In 2008 the Reserve Forces' and Cadets' Association for Greater London published the Lineages and Battle Honours of London Volunteer Reserve Forces 1908-2008, including links with London Boroughs and Livery Companies.
The original aim in researching and publishing the Lineages and Battle Honours was to ensure that the unique record of volunteer military service of Londoners was not forgotten.
This detailed reference guide is published to honour London's volunteers who have served their country over the past one hundred and six years and to ensure that their record of service is not lost. It is in a format that will encourage attention from both old and young who are keen to find out about the Volunteer Military Heritage within Greater London.

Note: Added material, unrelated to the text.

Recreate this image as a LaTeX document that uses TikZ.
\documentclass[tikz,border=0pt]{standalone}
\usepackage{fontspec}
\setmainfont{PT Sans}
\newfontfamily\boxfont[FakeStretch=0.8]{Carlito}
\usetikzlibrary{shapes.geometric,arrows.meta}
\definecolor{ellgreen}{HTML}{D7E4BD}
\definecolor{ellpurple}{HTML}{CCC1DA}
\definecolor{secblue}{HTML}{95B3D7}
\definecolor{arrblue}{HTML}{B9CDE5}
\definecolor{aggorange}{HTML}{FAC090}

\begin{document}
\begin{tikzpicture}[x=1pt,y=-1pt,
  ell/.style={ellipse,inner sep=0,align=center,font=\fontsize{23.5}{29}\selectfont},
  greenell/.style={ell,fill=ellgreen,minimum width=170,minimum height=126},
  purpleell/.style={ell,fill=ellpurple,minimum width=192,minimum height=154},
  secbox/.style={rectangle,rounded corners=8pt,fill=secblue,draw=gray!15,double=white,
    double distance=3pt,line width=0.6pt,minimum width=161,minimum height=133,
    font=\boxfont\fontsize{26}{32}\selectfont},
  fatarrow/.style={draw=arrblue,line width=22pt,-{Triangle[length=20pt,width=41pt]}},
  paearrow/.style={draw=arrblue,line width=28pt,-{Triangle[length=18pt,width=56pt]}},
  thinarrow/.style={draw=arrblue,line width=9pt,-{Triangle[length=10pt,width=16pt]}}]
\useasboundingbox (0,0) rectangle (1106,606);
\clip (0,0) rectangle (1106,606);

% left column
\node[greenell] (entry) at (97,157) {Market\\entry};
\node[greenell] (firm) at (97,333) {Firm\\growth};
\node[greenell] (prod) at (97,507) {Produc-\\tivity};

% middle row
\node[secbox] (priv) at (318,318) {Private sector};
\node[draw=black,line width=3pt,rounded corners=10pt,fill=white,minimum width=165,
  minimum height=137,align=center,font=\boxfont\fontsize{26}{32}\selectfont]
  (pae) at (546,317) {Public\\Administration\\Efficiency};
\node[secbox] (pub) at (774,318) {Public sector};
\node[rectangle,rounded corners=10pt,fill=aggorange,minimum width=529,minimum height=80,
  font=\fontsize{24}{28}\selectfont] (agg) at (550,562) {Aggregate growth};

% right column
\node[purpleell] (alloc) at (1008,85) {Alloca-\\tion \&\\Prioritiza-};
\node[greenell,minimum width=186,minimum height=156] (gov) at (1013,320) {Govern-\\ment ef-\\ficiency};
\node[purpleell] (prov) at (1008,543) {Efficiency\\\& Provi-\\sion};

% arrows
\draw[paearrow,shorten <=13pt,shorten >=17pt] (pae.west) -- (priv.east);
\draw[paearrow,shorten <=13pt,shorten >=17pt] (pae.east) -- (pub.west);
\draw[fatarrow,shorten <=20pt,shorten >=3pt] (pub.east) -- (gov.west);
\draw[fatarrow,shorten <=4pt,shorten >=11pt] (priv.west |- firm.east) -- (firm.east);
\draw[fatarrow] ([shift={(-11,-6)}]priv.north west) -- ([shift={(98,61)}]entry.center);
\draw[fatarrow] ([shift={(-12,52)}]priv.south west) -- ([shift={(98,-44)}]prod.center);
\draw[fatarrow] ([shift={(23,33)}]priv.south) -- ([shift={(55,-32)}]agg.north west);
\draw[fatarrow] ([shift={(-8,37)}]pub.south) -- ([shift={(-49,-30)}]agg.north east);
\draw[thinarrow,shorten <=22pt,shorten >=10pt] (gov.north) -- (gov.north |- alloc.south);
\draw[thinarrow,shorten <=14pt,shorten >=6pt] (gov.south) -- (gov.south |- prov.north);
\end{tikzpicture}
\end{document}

In commemorating the Centenary of the Call to Arms in 1914, ‘Stepping Forward' documents the record of the Volunteer Reserve Forces within Greater London from the inception of the Haldane Territorial Forces Act of 1908 to the present day. The book is divided into fifteen parts and has extended the scope of the original publication. It not only includes the Reserve of the Navy, Army and Air Force but also the supporting Auxiliary formations, such as The Royal Observer Corps and Voluntary Aid Detachments, as well as the various National Reserve organisations of the First and Second World Wars. The amendments that have been made to the original six parts are as a result of ongoing research.

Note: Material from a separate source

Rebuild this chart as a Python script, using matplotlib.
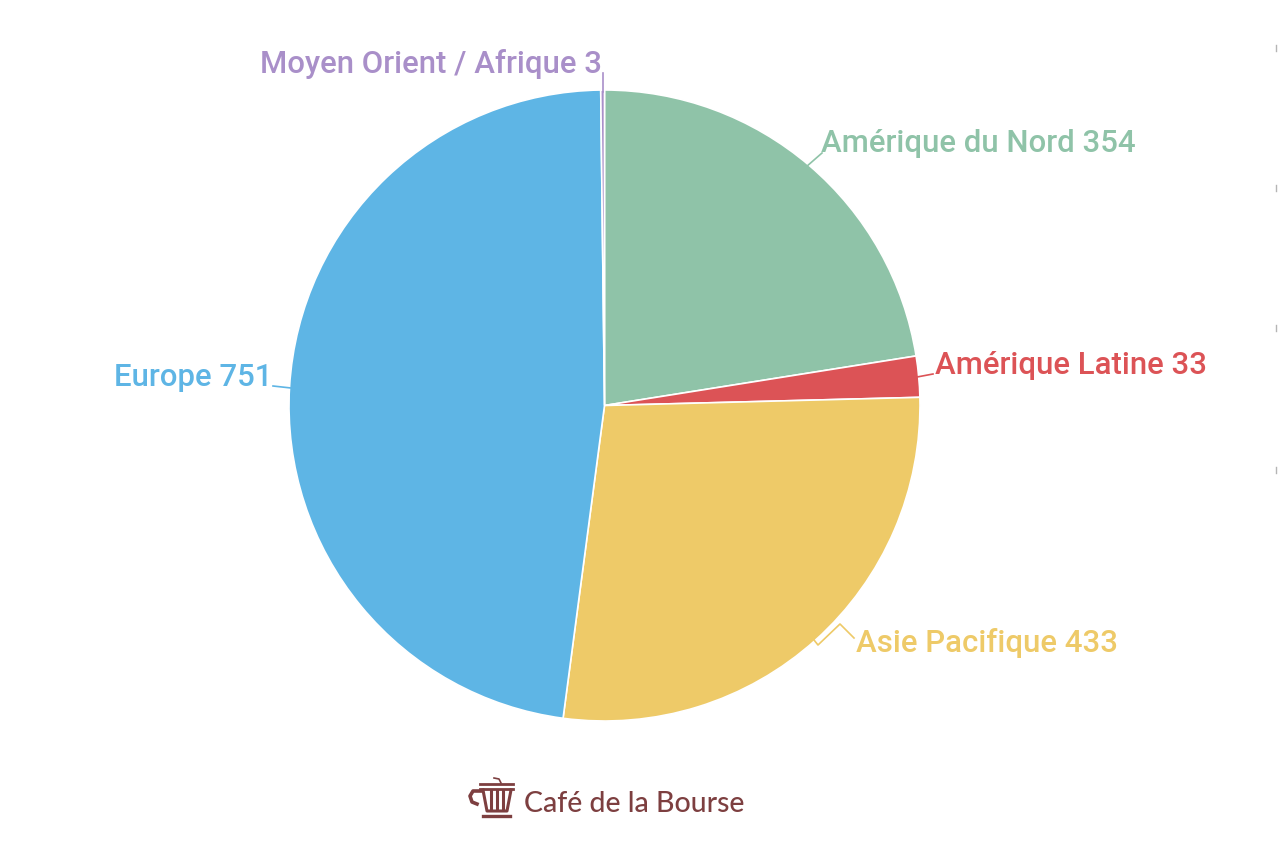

The Lineages set out in Part 3 were originally compiled by Major PR Bateman, drawing on a number of sources, noted in the Bibliography. They have been edited and updated. They draw heavily on the Historical Record of The London Regiment by Colonel AR Martin (1975) from which the tables in Part 1 are taken.

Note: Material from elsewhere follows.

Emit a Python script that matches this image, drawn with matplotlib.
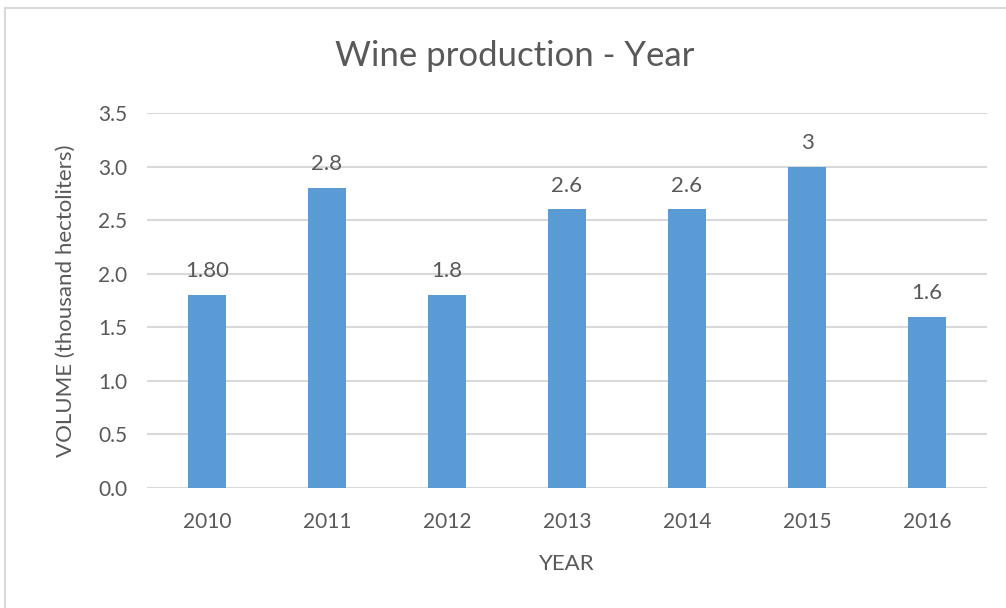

The Lineage lists in Part 3 show the many changes of title and linkages. They also show who are the descendant unit or units. They record the Battle Honours and Honorary distinctions awarded to each of the units. Part of the reason for producing this record is to ensure that these Honours, won by Londoners continue to be properly recorded and remembered. Following the guidelines and principles set out in Part 2, the Regiments responsible for holding these Battle Honours today are set out in Part 4. No claim has to be made for those Battle Honours. They are entitled to be shown in the Army List, in unit Drill Halls and where appropriate on Standards, Guidons, Colours or Regimental Appointments. The emblazoning of Battle Honours on Colours is subject to special rulings about succession rights.
Not only do the Lineages show many changes, so too do the organisation, size and structure of the Civic authorities in London. Boroughs have also amalgamated and the boundaries of the Capital have changed. These records include units which were at one time during the past one hundred and six years connected in some way to the London of today.
These records concentrate mainly on The London Regiment, set up as part of the new Territorial Force in 1908; but they also cover Yeomanry Regiments associated with the City and County of London as well as The Middlesex Regiment Territorial Army Battalions which were essentially London-based units; and The Parachute Regiment's London Battalion. They also include Royal Naval, Royal Marines and Auxiliary Air Force units which were London-based.
Thus in Part 5 covering Civic Honours, there may no longer be descendant units in the Boroughs which granted these honours. They are nevertheless recorded. The introduction to Part 5 also explains the various designations used in granting Civic recognition (‘Freedom of' or ‘Adopted by' et cetera).
The Royal Regiment of Artillery features in the lineages, as well as in the records of those units which converted to Royal Artillery at some time during the past century. Similarly, the units of the Corps of Royal Engineers appear in some Regiments' Lineages.
The Royal Corps of Signals units appear only as descendant units of Yeomanry or of Battalions of the London Regiment.
Part 6, which lists London units which have affiliations with Livery Companies, records affiliations with units of all three Armed Services whether linked to London or not. As new Livery Companies and new linkages continue to be formed, these will be captured in the on-line version of this book.
The register of Drill Halls at Part 9 is inevitably incomplete, as their demolition and sale, particularly in the late 1950s and early 1960s, has made some locations difficult to trace. However, one reliable source of information has been the Reserve Forces' and Cadets Association for Greater London's archives of vintage recruiting literature and the 1936/38 London Division staff lists.
The register of Colours, Standards & Guidons in Part 10 is complete but for the Guidon of the King's Colonials (King Edward's Horse) that cannot be traced. The main challenge with laid up Colours has been the difficulty in obtaining acceptable images from sometimes dark and lofty locations.
The Directory of Memorials in Part 15 is missing the individual unit memorials that so far cannot be traced.
In the additional Parts to the original publication, the idea was not to produce in-depth histories, but rather to record the contribution of all Volunteer Military and Auxiliary Units within the Greater London area and to pay tribute to all who served, and had the spirit and courage required to Step Forward.